Frequently asked questions
How do you measure if an independent director is really independent?
Five operational indicators: (a) dissent rate in board votes (above 5% suggests genuine independence), (b) length of mandate (under 6 years suggests willingness to leave), (c) number of mandates simultaneously held (more than 3 dilutes attention), (d) alternative income relative to mandate compensation (5x+ ratio), (e) demonstrated track record of disagreement in previous positions.
Are minority-appointed independent directors more effective?
In theory yes — selection by minority shareholders aligns interests with minority protection. In practice, often equally compromised by similar dynamics. Italian “minority lists” for independent director selection often controlled by institutional investors with their own incentives to maintain constructive relationships with controlling shareholders.

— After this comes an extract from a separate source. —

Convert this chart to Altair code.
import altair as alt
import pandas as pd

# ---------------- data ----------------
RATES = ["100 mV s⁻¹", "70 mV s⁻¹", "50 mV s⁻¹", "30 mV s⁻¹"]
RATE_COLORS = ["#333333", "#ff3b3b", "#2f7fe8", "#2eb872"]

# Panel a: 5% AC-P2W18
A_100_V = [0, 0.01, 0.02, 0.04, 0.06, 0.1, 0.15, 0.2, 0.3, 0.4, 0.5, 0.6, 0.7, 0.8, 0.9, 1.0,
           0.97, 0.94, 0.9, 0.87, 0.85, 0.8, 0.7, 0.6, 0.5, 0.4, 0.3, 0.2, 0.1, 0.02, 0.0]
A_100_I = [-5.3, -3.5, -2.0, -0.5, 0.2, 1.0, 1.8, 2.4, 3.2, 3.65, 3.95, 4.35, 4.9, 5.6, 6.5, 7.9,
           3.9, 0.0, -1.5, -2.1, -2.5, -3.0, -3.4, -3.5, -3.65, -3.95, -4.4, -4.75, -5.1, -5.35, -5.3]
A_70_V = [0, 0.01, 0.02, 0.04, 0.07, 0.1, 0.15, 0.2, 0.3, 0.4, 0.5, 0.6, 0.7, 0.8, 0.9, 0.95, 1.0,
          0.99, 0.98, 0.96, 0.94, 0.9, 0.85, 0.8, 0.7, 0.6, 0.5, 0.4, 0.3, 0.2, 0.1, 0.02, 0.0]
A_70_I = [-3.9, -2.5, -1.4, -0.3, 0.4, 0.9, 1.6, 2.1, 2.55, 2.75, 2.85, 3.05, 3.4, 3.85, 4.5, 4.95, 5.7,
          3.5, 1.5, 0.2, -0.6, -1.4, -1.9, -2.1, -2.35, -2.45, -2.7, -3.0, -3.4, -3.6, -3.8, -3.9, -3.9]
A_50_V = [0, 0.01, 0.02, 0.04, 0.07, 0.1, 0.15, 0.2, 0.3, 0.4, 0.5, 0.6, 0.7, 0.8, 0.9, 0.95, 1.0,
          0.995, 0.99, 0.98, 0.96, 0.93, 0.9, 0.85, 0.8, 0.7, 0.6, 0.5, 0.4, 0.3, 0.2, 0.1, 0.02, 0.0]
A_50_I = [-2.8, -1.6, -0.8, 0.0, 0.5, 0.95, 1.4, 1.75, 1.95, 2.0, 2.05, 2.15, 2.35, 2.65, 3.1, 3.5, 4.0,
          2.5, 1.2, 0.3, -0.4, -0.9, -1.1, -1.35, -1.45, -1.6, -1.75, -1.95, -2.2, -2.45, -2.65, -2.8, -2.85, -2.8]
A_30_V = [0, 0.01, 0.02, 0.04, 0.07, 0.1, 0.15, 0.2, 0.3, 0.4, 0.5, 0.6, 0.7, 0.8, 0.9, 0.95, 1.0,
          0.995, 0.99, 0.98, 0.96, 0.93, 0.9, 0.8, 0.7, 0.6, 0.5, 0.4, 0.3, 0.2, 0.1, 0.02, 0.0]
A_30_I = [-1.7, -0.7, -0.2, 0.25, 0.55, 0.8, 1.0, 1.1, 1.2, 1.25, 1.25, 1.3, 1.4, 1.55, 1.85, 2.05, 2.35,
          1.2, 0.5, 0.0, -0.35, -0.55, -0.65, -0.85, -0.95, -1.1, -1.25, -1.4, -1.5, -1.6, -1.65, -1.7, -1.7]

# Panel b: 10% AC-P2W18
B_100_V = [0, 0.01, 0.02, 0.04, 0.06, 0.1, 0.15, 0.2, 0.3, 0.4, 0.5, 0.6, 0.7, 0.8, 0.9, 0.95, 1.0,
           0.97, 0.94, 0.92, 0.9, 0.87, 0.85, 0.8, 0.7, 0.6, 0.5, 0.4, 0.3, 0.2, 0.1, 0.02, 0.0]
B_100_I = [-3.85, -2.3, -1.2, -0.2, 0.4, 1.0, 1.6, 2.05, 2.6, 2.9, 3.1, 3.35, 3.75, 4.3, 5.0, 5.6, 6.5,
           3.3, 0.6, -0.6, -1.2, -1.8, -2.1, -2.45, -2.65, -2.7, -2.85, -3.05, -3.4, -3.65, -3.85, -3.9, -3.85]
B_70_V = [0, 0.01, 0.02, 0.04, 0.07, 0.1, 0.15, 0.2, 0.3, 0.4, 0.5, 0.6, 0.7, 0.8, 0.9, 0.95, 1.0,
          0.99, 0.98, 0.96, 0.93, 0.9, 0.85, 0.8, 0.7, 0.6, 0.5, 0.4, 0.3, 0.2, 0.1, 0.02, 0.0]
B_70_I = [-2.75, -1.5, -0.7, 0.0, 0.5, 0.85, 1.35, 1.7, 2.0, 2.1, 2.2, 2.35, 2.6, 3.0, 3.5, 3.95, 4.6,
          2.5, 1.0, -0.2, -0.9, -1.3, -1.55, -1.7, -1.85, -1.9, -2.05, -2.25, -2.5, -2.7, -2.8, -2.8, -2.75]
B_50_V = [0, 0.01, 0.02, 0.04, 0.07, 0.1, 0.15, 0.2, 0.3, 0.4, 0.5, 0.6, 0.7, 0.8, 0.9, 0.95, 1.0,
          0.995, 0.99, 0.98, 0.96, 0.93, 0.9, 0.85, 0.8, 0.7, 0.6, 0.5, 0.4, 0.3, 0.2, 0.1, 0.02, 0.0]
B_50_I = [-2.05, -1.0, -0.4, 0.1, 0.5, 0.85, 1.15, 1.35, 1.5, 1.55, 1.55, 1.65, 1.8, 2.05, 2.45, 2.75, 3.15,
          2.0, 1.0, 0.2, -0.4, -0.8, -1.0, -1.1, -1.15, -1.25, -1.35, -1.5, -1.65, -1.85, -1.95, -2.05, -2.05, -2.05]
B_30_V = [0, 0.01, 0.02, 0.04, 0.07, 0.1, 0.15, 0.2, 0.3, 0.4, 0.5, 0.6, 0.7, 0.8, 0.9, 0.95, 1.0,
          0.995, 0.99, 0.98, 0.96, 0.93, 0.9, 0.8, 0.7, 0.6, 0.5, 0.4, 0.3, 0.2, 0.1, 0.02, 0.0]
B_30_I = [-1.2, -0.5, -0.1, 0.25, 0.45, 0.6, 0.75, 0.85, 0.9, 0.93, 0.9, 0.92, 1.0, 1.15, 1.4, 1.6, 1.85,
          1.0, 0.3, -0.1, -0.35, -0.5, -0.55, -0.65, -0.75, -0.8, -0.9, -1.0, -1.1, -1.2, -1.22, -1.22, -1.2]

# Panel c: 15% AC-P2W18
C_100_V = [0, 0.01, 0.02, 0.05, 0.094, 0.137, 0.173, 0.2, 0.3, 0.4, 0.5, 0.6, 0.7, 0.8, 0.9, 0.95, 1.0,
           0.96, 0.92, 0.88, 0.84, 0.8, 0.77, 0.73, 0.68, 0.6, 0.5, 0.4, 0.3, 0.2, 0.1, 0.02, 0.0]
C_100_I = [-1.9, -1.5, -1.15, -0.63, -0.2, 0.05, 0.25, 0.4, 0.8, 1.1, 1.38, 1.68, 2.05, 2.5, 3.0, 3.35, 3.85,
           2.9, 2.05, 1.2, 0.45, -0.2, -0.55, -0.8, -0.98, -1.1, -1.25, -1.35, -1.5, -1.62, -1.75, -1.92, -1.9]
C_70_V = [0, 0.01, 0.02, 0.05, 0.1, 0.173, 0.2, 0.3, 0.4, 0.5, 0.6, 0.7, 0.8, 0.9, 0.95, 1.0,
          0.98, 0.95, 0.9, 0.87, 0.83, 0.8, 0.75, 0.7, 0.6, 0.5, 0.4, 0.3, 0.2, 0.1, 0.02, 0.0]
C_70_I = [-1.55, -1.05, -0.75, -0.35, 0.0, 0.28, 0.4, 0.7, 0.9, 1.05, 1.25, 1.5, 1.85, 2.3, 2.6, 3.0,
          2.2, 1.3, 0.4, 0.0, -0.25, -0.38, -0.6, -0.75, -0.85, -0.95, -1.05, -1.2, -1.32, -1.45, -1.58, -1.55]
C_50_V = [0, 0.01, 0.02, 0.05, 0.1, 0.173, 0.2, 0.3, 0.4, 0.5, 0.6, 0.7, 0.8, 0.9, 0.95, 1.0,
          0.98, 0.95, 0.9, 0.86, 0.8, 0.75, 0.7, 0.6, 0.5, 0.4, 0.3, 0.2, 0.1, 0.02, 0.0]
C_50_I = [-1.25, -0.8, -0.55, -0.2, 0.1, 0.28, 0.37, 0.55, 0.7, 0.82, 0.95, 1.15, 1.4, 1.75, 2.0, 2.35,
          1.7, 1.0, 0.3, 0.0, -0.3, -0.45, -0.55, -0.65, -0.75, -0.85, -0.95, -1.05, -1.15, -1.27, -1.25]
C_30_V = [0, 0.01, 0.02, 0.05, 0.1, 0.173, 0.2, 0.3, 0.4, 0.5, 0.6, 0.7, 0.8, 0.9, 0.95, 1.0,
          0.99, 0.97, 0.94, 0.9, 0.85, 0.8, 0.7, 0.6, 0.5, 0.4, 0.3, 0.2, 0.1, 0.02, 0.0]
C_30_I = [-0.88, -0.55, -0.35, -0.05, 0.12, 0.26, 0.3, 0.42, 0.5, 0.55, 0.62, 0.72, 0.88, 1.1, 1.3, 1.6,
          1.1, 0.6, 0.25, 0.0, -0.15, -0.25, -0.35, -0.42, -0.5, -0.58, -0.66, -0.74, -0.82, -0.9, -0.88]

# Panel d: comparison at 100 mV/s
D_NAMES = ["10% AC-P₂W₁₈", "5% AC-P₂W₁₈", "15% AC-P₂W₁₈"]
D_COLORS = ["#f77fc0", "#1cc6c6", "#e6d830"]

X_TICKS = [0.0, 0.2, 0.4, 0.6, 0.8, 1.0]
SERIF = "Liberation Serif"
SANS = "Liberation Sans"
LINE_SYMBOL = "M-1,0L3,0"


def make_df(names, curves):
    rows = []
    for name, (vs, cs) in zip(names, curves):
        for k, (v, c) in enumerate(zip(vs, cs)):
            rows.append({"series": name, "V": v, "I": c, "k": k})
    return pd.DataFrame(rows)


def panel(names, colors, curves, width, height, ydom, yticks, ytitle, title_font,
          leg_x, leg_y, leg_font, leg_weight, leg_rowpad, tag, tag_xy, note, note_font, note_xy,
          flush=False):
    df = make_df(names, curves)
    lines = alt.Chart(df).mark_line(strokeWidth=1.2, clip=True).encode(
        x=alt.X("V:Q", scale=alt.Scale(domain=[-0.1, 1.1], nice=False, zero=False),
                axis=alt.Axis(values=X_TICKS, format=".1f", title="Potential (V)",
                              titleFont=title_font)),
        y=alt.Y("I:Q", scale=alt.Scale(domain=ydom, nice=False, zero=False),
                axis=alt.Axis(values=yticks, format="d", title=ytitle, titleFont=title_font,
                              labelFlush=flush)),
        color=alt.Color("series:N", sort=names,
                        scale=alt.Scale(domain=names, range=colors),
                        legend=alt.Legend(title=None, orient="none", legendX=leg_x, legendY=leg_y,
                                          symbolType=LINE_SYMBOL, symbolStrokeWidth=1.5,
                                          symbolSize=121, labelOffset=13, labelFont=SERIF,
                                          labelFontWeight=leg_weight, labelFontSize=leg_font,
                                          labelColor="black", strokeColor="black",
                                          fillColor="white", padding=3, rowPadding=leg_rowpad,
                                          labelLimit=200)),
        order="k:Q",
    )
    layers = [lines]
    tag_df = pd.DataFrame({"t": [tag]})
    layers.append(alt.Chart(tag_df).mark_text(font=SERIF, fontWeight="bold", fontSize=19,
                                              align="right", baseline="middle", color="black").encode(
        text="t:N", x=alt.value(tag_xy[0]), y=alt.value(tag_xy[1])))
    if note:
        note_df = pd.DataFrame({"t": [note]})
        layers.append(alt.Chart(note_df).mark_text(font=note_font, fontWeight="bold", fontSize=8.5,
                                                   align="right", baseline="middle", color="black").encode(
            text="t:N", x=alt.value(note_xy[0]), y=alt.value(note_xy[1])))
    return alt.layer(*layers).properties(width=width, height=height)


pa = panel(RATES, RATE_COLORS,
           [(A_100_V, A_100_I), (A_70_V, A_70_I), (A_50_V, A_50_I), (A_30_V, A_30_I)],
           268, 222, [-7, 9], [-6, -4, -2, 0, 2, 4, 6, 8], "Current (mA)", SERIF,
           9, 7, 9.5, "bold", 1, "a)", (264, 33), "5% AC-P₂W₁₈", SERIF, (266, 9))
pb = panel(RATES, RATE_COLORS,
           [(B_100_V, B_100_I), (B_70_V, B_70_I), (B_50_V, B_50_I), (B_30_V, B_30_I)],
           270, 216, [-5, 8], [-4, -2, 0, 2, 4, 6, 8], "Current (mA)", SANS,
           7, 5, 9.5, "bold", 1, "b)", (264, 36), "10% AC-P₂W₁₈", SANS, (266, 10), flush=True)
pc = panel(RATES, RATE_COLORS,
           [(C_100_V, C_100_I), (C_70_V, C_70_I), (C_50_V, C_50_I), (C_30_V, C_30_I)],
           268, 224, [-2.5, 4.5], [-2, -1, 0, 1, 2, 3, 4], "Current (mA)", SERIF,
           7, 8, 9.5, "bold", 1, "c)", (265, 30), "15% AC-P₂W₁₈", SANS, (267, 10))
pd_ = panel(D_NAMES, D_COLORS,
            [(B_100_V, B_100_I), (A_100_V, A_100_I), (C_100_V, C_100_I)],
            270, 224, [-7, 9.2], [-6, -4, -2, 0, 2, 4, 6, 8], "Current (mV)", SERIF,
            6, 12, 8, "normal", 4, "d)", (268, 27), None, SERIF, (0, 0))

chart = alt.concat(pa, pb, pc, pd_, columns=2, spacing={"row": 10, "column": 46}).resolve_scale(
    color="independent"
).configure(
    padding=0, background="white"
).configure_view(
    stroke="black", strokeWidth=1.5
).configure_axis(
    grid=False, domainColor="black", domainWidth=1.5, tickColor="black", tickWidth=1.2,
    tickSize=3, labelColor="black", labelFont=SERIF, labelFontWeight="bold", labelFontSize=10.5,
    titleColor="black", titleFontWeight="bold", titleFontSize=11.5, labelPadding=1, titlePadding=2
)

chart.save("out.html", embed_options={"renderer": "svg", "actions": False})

Does this dynamic affect family business boards specifically?
Yes, often more strongly. Family business independent directors typically family advisors (lawyer, accountant) extended to board role. Pre-existing economic relationships compromise independence. Pattern: better family boards bring independent directors from outside family advisory network specifically for governance independence.
How do international investors evaluate Italian independent directors?
Sophisticated international investors increasingly distinguish between formal qualification and behavioural independence. ESG-focused investors apply specific independence assessment frameworks. Pattern: international investor pressure may catalyse Italian governance practice improvements over time.
What’s the path to genuine board independence?
Three structural reforms: (a) external selection process by qualified third party for independent director identification, (b) multi-year non-renewable mandates eliminating renewal incentive distortion, (c) explicit independent information access protocols with direct executive communication channels. Each reform faces controlling shareholder resistance; therefore none widely implemented.